Quello, che stupisce, sono gli argomenti base di queste critiche. Non c’è un tema politico che come sappiamo bene divide. L’immagine, che Papa Francesco ha della politica, è di una netta distinzione tra il compito di quest’ultima, che lui auspicata quale terreno di impegno del laicato, e l’attività religiosa della Chiesa, che occupandosi delle persone non può esimersi dal muovere critiche all’assenza di lavoro e al modello liberistico selvaggio, come del resto hanno spesso fatto i suoi predecessori sui temi della famiglia e dell’etica.

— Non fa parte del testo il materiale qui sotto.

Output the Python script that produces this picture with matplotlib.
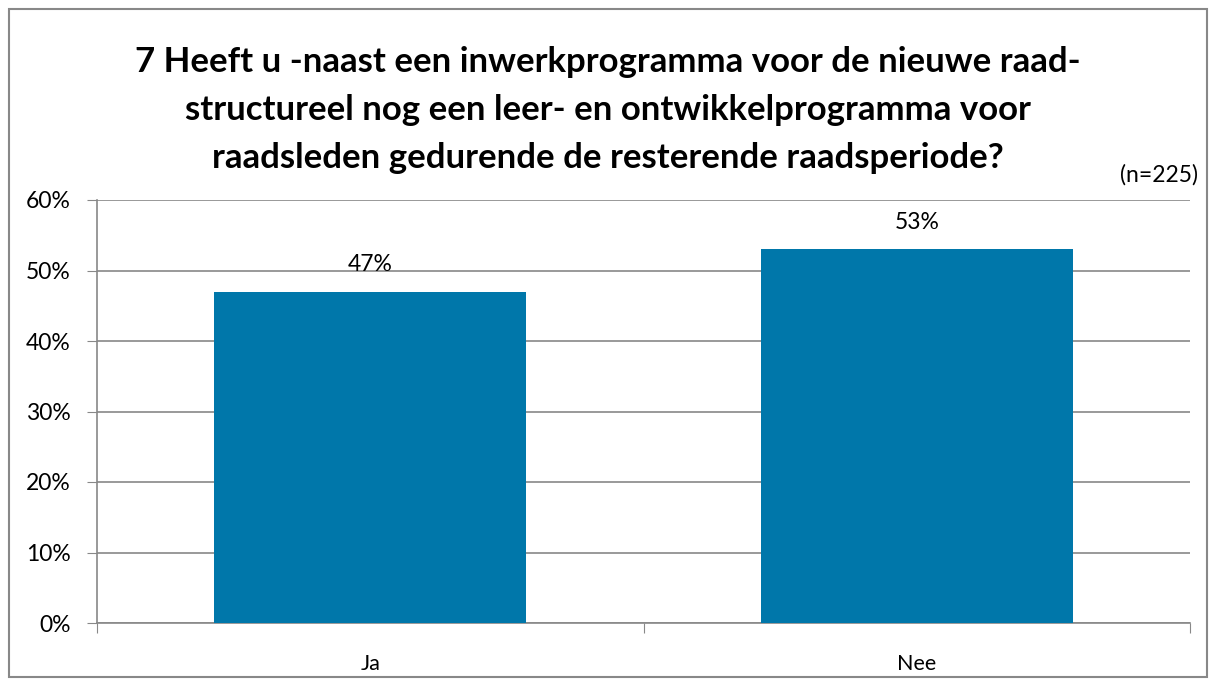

Il Papa rende attuale dunque quella “scelta religiosa” che fu punto fermo dell’Azione Cattolica del dopo Concilio e che proprio ai documenti del Vaticano II si ispirava.

Sgombrato il terreno politico le critiche vengono avanzate sui temi della scelta preferenziale per i poveri, della necessità di rinnovamento della Chiesa e sul dialogo ecumenico e interreligioso. Pare che crei fastidio quel tentativo auspicato dal Papa di dialogo con l’uomo che abita “le periferie del mondo”.

Non si comprende davvero la base di queste critiche. I principi della dottrina di Papa Francesco sono quelli indicati dal Concilio e per alcuni di essi come la “scelta preferenziale per i poveri” la base è il Vangelo stesso. La Chiesa italiana aveva già fatto sua questa scelta con i convegni di Roma e Palermo, ma per questi osservatori probabilmente quelle erano chiacchiere. Ora tutto si fa più pericoloso perché a parlare è il Papa della Chiesa universale.